IT'S a reflex to regard Worcestershire Hospitals Trust's single star health rating as a sign of a crisis that continues to deepen.

To a degree, whether your view of the state of affairs is coloured by a deep knowledge of the past decade of woe, or by queueing for cancer treatment, trust chief executive John Rostill and his team deserve a degree of sympathy.

First, we must trust him when he tells us that matters have already improved since the crucial statistics that prompted this apparently worrying judgement were handed over.

By the same token, if the same shifting of goalposts that affected this year's figures is repeated next year, it will take a gargantuan performance to change that lone-star status.

Until then, with a debt for the past two years standing at £25m, the trust has "significantly" underachieved its financial management targets.

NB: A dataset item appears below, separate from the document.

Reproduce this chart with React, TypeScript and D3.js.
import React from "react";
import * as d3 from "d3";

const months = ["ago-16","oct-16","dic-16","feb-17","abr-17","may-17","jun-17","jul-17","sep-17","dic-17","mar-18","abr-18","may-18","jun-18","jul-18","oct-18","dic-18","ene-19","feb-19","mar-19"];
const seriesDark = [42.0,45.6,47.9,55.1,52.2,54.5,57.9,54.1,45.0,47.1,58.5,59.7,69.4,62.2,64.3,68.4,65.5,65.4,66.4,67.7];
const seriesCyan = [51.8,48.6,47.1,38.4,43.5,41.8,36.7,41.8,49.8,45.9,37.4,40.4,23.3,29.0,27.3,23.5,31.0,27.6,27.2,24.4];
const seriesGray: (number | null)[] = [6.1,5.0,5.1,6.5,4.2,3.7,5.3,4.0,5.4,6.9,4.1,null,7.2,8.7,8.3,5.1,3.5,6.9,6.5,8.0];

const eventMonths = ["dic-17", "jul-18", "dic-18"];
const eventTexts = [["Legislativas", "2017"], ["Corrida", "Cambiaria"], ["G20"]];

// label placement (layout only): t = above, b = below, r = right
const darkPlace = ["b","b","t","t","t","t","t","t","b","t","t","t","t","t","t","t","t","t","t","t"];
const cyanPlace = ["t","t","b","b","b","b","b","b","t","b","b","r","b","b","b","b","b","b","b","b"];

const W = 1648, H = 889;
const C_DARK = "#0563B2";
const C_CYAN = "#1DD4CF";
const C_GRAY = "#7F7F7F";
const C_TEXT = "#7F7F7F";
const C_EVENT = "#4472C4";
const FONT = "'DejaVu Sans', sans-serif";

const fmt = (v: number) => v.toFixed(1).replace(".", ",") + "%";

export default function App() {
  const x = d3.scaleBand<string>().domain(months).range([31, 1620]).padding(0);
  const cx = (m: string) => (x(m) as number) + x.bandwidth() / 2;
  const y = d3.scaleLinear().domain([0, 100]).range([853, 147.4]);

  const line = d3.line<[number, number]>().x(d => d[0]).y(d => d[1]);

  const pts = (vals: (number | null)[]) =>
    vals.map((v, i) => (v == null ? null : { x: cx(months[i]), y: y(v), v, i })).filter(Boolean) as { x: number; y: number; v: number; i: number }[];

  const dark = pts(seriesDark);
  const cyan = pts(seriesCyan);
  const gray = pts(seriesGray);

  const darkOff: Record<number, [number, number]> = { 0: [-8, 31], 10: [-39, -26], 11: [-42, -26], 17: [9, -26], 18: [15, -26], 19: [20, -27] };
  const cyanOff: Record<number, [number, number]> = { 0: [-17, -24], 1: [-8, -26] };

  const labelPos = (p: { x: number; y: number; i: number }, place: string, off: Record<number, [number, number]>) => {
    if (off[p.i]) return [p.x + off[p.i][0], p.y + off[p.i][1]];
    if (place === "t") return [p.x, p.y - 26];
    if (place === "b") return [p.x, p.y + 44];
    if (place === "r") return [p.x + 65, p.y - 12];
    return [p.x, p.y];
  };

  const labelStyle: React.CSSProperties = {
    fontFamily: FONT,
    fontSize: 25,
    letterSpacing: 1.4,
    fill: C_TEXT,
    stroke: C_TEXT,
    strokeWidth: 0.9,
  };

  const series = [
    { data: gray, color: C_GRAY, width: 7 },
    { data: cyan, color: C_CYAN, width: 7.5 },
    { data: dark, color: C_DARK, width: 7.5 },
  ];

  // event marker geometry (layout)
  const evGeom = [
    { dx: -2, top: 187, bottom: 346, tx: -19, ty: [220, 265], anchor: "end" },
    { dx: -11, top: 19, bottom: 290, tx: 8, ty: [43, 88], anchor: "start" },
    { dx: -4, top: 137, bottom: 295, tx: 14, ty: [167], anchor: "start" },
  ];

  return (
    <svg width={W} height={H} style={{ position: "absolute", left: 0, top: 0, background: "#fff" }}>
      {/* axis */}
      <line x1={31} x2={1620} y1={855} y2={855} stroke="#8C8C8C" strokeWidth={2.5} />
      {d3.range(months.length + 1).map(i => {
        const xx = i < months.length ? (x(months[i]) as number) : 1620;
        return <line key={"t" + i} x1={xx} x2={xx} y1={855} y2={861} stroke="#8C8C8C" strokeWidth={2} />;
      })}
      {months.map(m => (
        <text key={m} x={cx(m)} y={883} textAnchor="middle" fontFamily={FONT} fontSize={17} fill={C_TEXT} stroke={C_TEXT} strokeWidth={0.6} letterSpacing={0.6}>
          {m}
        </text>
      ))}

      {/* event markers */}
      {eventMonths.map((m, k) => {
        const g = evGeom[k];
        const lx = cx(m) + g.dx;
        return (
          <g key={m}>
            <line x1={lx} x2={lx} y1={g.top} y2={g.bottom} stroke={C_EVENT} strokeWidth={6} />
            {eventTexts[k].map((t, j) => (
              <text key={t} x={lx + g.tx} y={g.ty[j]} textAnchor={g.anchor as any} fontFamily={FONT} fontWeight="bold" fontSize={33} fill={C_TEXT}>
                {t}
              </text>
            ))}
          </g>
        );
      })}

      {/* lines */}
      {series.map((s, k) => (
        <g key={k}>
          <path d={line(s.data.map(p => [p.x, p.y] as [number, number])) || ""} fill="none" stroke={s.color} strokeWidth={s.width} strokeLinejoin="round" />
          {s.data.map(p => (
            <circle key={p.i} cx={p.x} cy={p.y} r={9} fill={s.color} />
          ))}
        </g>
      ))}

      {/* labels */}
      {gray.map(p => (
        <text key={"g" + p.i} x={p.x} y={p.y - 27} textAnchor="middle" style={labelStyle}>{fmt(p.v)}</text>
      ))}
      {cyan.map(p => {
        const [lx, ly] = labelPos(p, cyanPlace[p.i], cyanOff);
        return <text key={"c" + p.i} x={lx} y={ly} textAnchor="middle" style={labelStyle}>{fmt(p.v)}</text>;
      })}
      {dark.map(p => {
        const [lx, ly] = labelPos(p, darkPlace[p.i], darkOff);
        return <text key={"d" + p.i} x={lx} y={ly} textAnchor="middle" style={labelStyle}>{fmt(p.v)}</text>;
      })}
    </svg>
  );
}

Set against the multi-million pound cost of running the county's health service, that's less dramatic than it sounds, but the trend is still worrying.

Let's not forget that the roots of this crisis were laid by the bureaucrats who - in the mid-90s - allowed a £9.4m debt to mount, and then cobbled the Investing in Excellence blueprint together to retrieve it.

The rest we know.

Until Mr Rostill arrived, last autumn, we were expected to join the conspiracy of denial.

But he was honest about the situation, and gave himself until the end of the next financial year - now just eight months away - to fix it.

If he succeeds we'll all be a winner. But his task appears to be growing tougher.